[Begin EXERCISE DATA]

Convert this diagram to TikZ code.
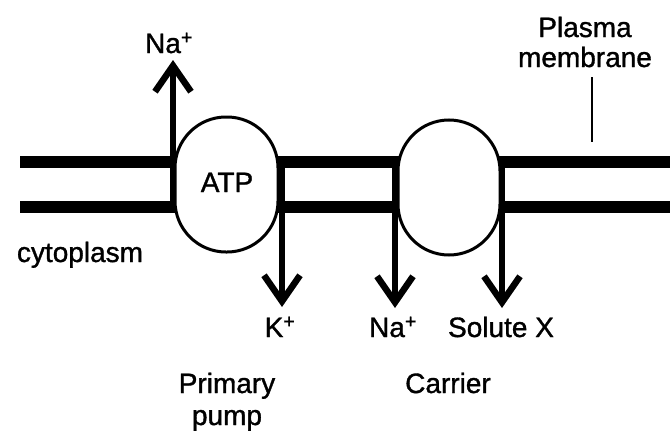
\documentclass[tikz,border=0pt]{standalone}
\usepackage{fontspec}
\setmainfont{Liberation Sans}
\newfontfamily\lblfont[FakeBold=1.2]{Liberation Sans}
\usetikzlibrary{arrows.meta}
\begin{document}
\begin{tikzpicture}[x=1pt,y=-1pt,
  membrane/.style={line width=12pt},
  protein/.style={draw,line width=3pt,fill=white,rectangle,rounded corners=51pt,inner sep=0pt},
  flux/.style={line width=6pt,-{Straight Barb[length=26pt,width=36pt,line width=6.5pt]}},
  lbl/.style={anchor=base,inner sep=0pt,font=\lblfont\fontsize{28}{32}\selectfont}
]
\useasboundingbox (0,0) rectangle (670,431);
% membrane
\coordinate (mTL) at (20,162);
\coordinate (mTR) at (672,162);
\coordinate (mBL) at (20,207);
\coordinate (mBR) at (672,207);
\draw[membrane] (mTL) -- (mTR);
\draw[membrane] (mBL) -- (mBR);
% proteins
\node[protein,minimum width=103pt,minimum height=135pt] (pump) at (226.5,184.5) {};
\node[protein,minimum width=102pt,minimum height=135pt] (carrier) at (449,187.5) {};
% arrow coordinates
\coordinate (a1s) at (173,213);
\coordinate (a1e) at (173,60);
\coordinate (a2s) at (282,156);
\coordinate (a2e) at (282,307);
\coordinate (a3s) at (395,156);
\coordinate (a3e) at (395,308);
\coordinate (a4s) at (502,156);
\coordinate (a4e) at (502,308);
\draw[flux] (a1s) -- (a1e);
\draw[flux] (a2s) -- (a2e);
\draw[flux] (a3s) -- (a3e);
\draw[flux] (a4s) -- (a4e);
% labels
\node[lbl] (naout) at (169,53) {Na\textsuperscript{+}};
\node[lbl] (atp) at (227,192) {ATP};
\node[lbl] (kin) at (280,337) {K\textsuperscript{+}};
\node[lbl] (nain) at (393,337) {Na\textsuperscript{+}};
\node[lbl] (solute) at (501,337) {Solute X};
\node[lbl] (plasma) at (585,37) {Plasma};
\node[lbl] (membr) at (585,67) {membrane};
\node[lbl] (cyto) at (80,262) {cytoplasm};
\node[lbl] (primary) at (227,393) {Primary};
\node[lbl] (pumplbl) at (227,425) {pump};
\node[lbl] (carrierlbl) at (448,393) {Carrier};
% pointer line
\coordinate (tickTop) at (592,77);
\coordinate (tickBot) at (592,142);
\draw[line width=2.5pt] (tickTop) -- (tickBot);
\end{tikzpicture}
\end{document}
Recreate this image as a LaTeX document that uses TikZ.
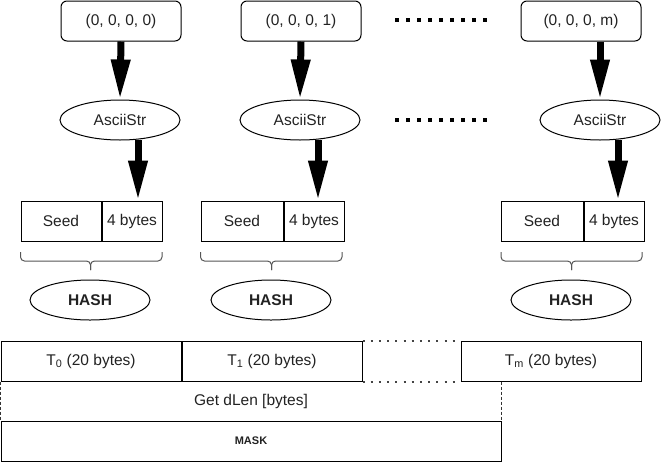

[End EXERCISE DATA]

■ WHAT TO DO ■
Output the records above exactly as they are, leaving out the pictures.

■ RESULT OF THE TASK ■
Convert this diagram to TikZ code.
\documentclass[tikz,border=0pt]{standalone}
\usepackage{fontspec}
\setmainfont{Liberation Sans}
\newfontfamily\lblfont[FakeBold=1.2]{Liberation Sans}
\usetikzlibrary{arrows.meta}
\begin{document}
\begin{tikzpicture}[x=1pt,y=-1pt,
  membrane/.style={line width=12pt},
  protein/.style={draw,line width=3pt,fill=white,rectangle,rounded corners=51pt,inner sep=0pt},
  flux/.style={line width=6pt,-{Straight Barb[length=26pt,width=36pt,line width=6.5pt]}},
  lbl/.style={anchor=base,inner sep=0pt,font=\lblfont\fontsize{28}{32}\selectfont}
]
\useasboundingbox (0,0) rectangle (670,431);
% membrane
\coordinate (mTL) at (20,162);
\coordinate (mTR) at (672,162);
\coordinate (mBL) at (20,207);
\coordinate (mBR) at (672,207);
\draw[membrane] (mTL) -- (mTR);
\draw[membrane] (mBL) -- (mBR);
% proteins
\node[protein,minimum width=103pt,minimum height=135pt] (pump) at (226.5,184.5) {};
\node[protein,minimum width=102pt,minimum height=135pt] (carrier) at (449,187.5) {};
% arrow coordinates
\coordinate (a1s) at (173,213);
\coordinate (a1e) at (173,60);
\coordinate (a2s) at (282,156);
\coordinate (a2e) at (282,307);
\coordinate (a3s) at (395,156);
\coordinate (a3e) at (395,308);
\coordinate (a4s) at (502,156);
\coordinate (a4e) at (502,308);
\draw[flux] (a1s) -- (a1e);
\draw[flux] (a2s) -- (a2e);
\draw[flux] (a3s) -- (a3e);
\draw[flux] (a4s) -- (a4e);
% labels
\node[lbl] (naout) at (169,53) {Na\textsuperscript{+}};
\node[lbl] (atp) at (227,192) {ATP};
\node[lbl] (kin) at (280,337) {K\textsuperscript{+}};
\node[lbl] (nain) at (393,337) {Na\textsuperscript{+}};
\node[lbl] (solute) at (501,337) {Solute X};
\node[lbl] (plasma) at (585,37) {Plasma};
\node[lbl] (membr) at (585,67) {membrane};
\node[lbl] (cyto) at (80,262) {cytoplasm};
\node[lbl] (primary) at (227,393) {Primary};
\node[lbl] (pumplbl) at (227,425) {pump};
\node[lbl] (carrierlbl) at (448,393) {Carrier};
% pointer line
\coordinate (tickTop) at (592,77);
\coordinate (tickBot) at (592,142);
\draw[line width=2.5pt] (tickTop) -- (tickBot);
\end{tikzpicture}
\end{document}
Recreate this image as a LaTeX document that uses TikZ.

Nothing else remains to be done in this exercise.